Abstract

Solving inverse scattering problems (ISPs) is challenging because of its intrinsic ill-posedness and the nonlinearity. When dealing with highly nonlinear ISPs, i.e., those scatterers with high contrast and/or electrically large size, the traditional iterative nonlinear inversion methods converge slowly and take lots of computation time, even maybe trapped into local wrong solution. To alleviate the above challenges, a learning-assisted (LA) inversion approach termed as the LA inversion method (LAIM) with advanced generative adversarial network (GAN) in virtue of a new recently established contraction integral equation for inversion (CIE-I) is proposed to achieve a good balance between the computational efficiency and the accuracy of solving highly nonlinear ISPs. The preliminary profiles composed of only small amount of low-frequency components can be got efficiently by the Fourier bases expansion of CIE-I inversion (FBE-CIE-I). The physically exacted information can be taken as the input of the neural network to recover super-resolution image with more high-frequency components. A weighted loss function composed of the adversarial loss, mean absolute percentage error (MAPE), and structural similarity (SSIM) is used under the pix2pix GAN framework.
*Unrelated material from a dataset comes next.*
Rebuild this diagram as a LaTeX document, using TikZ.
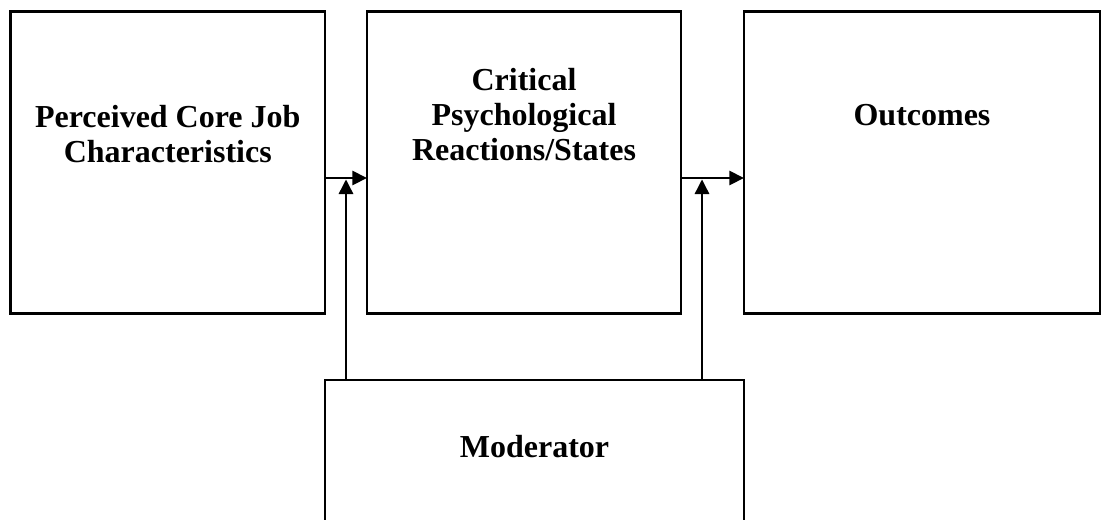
\documentclass[tikz,border=0pt]{standalone}
\usepackage{fontspec}
\setmainfont{Liberation Serif}
\usetikzlibrary{arrows.meta}
\begin{document}
\begin{tikzpicture}[x=0.75pt,y=-0.75pt,
  box/.style={draw=black, line width=2.2pt, inner sep=0pt, outer sep=0pt},
  lbl/.style={font=\bfseries\fontsize{24pt}{26.25pt}\selectfont, align=center, anchor=base, inner sep=0pt},
  arr/.style={line width=2.2pt, -{Triangle[length=11pt,width=10.5pt]}}]
  \useasboundingbox (0,0) rectangle (1104,519);
  \clip (0,0) rectangle (1104,519);
  % the three stages of the model
  \node[box, minimum width=235.9pt, minimum height=226.5pt] (b1) at (167.75,162.25) {};
  \node[box, minimum width=235.5pt, minimum height=226.5pt] (b2) at (524,162.25) {};
  \node[box, minimum width=267pt, minimum height=226.5pt] (b3) at (922,162.25) {};
  % moderator box runs past the lower edge
  \node[box, minimum width=314.25pt, minimum height=150pt] (mod) at (534.5,480) {};
  % labels (base anchor sits on the last line)
  \node[lbl] (t1) at (167.75,162) {Perceived Core Job\\Characteristics};
  \node[lbl] (t2) at (524,160) {Critical\\Psychological\\Reactions/States};
  \node[lbl] (t3) at (922,125) {Outcomes};
  \node[lbl] (t4) at (534.5,457) {Moderator};
  % junctions where the moderator acts on each link
  \coordinate (j1) at (346,178);
  \coordinate (j2) at (702,178);
  \draw[arr] (b1.east |- j1) -- (b2.west |- j1);
  \draw[arr] (b2.east |- j2) -- (b3.west |- j2);
  \draw[arr] (mod.north -| j1) -- ([yshift=-1pt]j1);
  \draw[arr] (mod.north -| j2) -- ([yshift=-1pt]j2);
\end{tikzpicture}
\end{document}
In addition, the self-attention module is used at the end of the generator network to capture the physical distance information between two pixels and enhance the inversion accuracy of the feature scatterers. To further improve the inversion efficiency, the data-driven method (DDM) is used to achieve real-time imaging by cascading U-net and pix2pix GAN, where U-net is used to replace FBE-CIE-I in the LAIM. Compared with other LA inversion, both the synthetic and experimental examples have validated the merits of the proposed LAIM and DDM.